--- START ---

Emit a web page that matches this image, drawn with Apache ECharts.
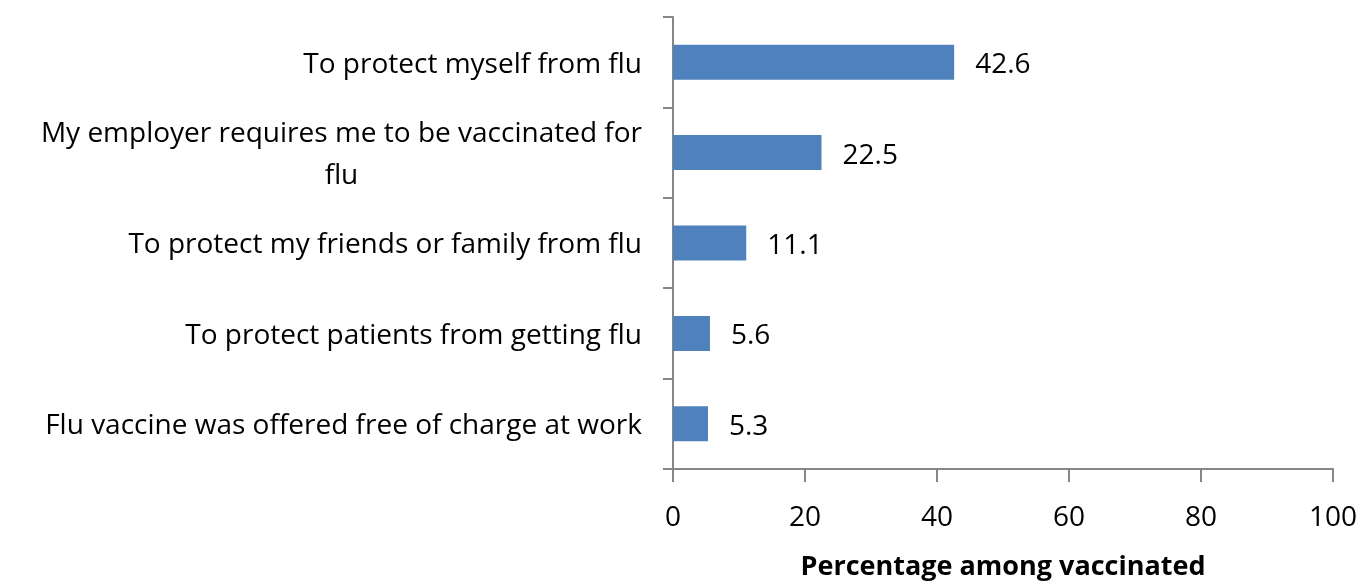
<!DOCTYPE html>
<html>
<head>
<meta charset="utf-8">
<script src="https://cdn.jsdelivr.net/npm/echarts@6/dist/echarts.min.js"></script>
<style>
  html, body { margin: 0; padding: 0; background: #fff; }
  #chart { width: 1362px; height: 586px; }
</style>
</head>
<body>
<div id="chart"></div>
<script>
// Reasons for getting the flu vaccine (bottom to top on the category axis)
const reasons = [
  'Flu vaccine was offered free of charge at work',
  'To protect patients from getting flu',
  'To protect my friends or family from flu',
  'My employer requires me to be vaccinated for\nflu',
  'To protect myself from flu'
];
const percentages = [5.3, 5.6, 11.1, 22.5, 42.6];
const xTicks = [0, 20, 40, 60, 80, 100];

const FONT = '"Open Sans"';
const FS = 28;
const AXIS_GRAY = '#868686';

const chart = echarts.init(document.getElementById('chart'), null, { renderer: 'canvas' });

chart.setOption({
  animation: false,
  grid: { left: 673, right: 29, top: 17, bottom: 115, containLabel: false },
  xAxis: {
    type: 'value',
    min: xTicks[0],
    max: xTicks[xTicks.length - 1],
    interval: xTicks[1] - xTicks[0],
    name: 'Percentage among vaccinated',
    nameLocation: 'middle',
    nameGap: 85,
    nameTextStyle: { fontFamily: FONT, fontSize: 27, fontWeight: 'bold', color: '#000' },
    axisLine: { show: true, lineStyle: { color: AXIS_GRAY, width: 2 } },
    axisTick: { show: true, length: 13, lineStyle: { color: AXIS_GRAY, width: 2 } },
    axisLabel: { margin: 35, fontFamily: FONT, fontSize: FS, color: '#000' },
    splitLine: { show: false }
  },
  yAxis: {
    type: 'category',
    data: reasons,
    axisLine: { show: true, lineStyle: { color: AXIS_GRAY, width: 2 } },
    axisTick: { show: true, length: 10, lineStyle: { color: AXIS_GRAY, width: 2 } },
    axisLabel: {
      margin: 31,
      fontFamily: FONT,
      fontSize: FS,
      color: '#000',
      lineHeight: 42,
      padding: [5, 0, 0, 0],
      formatter: v => v.split('\n').map(s => '{c|' + s + '}').join('\n'),
      rich: { c: { align: 'center', fontFamily: FONT, fontSize: FS, color: '#000', lineHeight: 42 } }
    }
  },
  series: [{
    type: 'bar',
    data: percentages,
    barWidth: 35,
    itemStyle: { color: '#4F81BD' },
    label: {
      show: true,
      position: 'right',
      distance: 21,
      offset: [0, 3],
      fontFamily: FONT,
      fontSize: FS,
      color: '#000',
      formatter: p => p.value.toFixed(1)
    }
  }]
});
</script>
</body>
</html>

--- END ---

:: Short problem ::
Output the data exactly. Pictures don't belong in the result.

:: Answer to this exercise ::
Emit a web page that matches this image, drawn with Apache ECharts.
<!DOCTYPE html>
<html>
<head>
<meta charset="utf-8">
<script src="https://cdn.jsdelivr.net/npm/echarts@6/dist/echarts.min.js"></script>
<style>
  html, body { margin: 0; padding: 0; background: #fff; }
  #chart { width: 1362px; height: 586px; }
</style>
</head>
<body>
<div id="chart"></div>
<script>
// Reasons for getting the flu vaccine (bottom to top on the category axis)
const reasons = [
  'Flu vaccine was offered free of charge at work',
  'To protect patients from getting flu',
  'To protect my friends or family from flu',
  'My employer requires me to be vaccinated for\nflu',
  'To protect myself from flu'
];
const percentages = [5.3, 5.6, 11.1, 22.5, 42.6];
const xTicks = [0, 20, 40, 60, 80, 100];

const FONT = '"Open Sans"';
const FS = 28;
const AXIS_GRAY = '#868686';

const chart = echarts.init(document.getElementById('chart'), null, { renderer: 'canvas' });

chart.setOption({
  animation: false,
  grid: { left: 673, right: 29, top: 17, bottom: 115, containLabel: false },
  xAxis: {
    type: 'value',
    min: xTicks[0],
    max: xTicks[xTicks.length - 1],
    interval: xTicks[1] - xTicks[0],
    name: 'Percentage among vaccinated',
    nameLocation: 'middle',
    nameGap: 85,
    nameTextStyle: { fontFamily: FONT, fontSize: 27, fontWeight: 'bold', color: '#000' },
    axisLine: { show: true, lineStyle: { color: AXIS_GRAY, width: 2 } },
    axisTick: { show: true, length: 13, lineStyle: { color: AXIS_GRAY, width: 2 } },
    axisLabel: { margin: 35, fontFamily: FONT, fontSize: FS, color: '#000' },
    splitLine: { show: false }
  },
  yAxis: {
    type: 'category',
    data: reasons,
    axisLine: { show: true, lineStyle: { color: AXIS_GRAY, width: 2 } },
    axisTick: { show: true, length: 10, lineStyle: { color: AXIS_GRAY, width: 2 } },
    axisLabel: {
      margin: 31,
      fontFamily: FONT,
      fontSize: FS,
      color: '#000',
      lineHeight: 42,
      padding: [5, 0, 0, 0],
      formatter: v => v.split('\n').map(s => '{c|' + s + '}').join('\n'),
      rich: { c: { align: 'center', fontFamily: FONT, fontSize: FS, color: '#000', lineHeight: 42 } }
    }
  },
  series: [{
    type: 'bar',
    data: percentages,
    barWidth: 35,
    itemStyle: { color: '#4F81BD' },
    label: {
      show: true,
      position: 'right',
      distance: 21,
      offset: [0, 3],
      fontFamily: FONT,
      fontSize: FS,
      color: '#000',
      formatter: p => p.value.toFixed(1)
    }
  }]
});
</script>
</body>
</html>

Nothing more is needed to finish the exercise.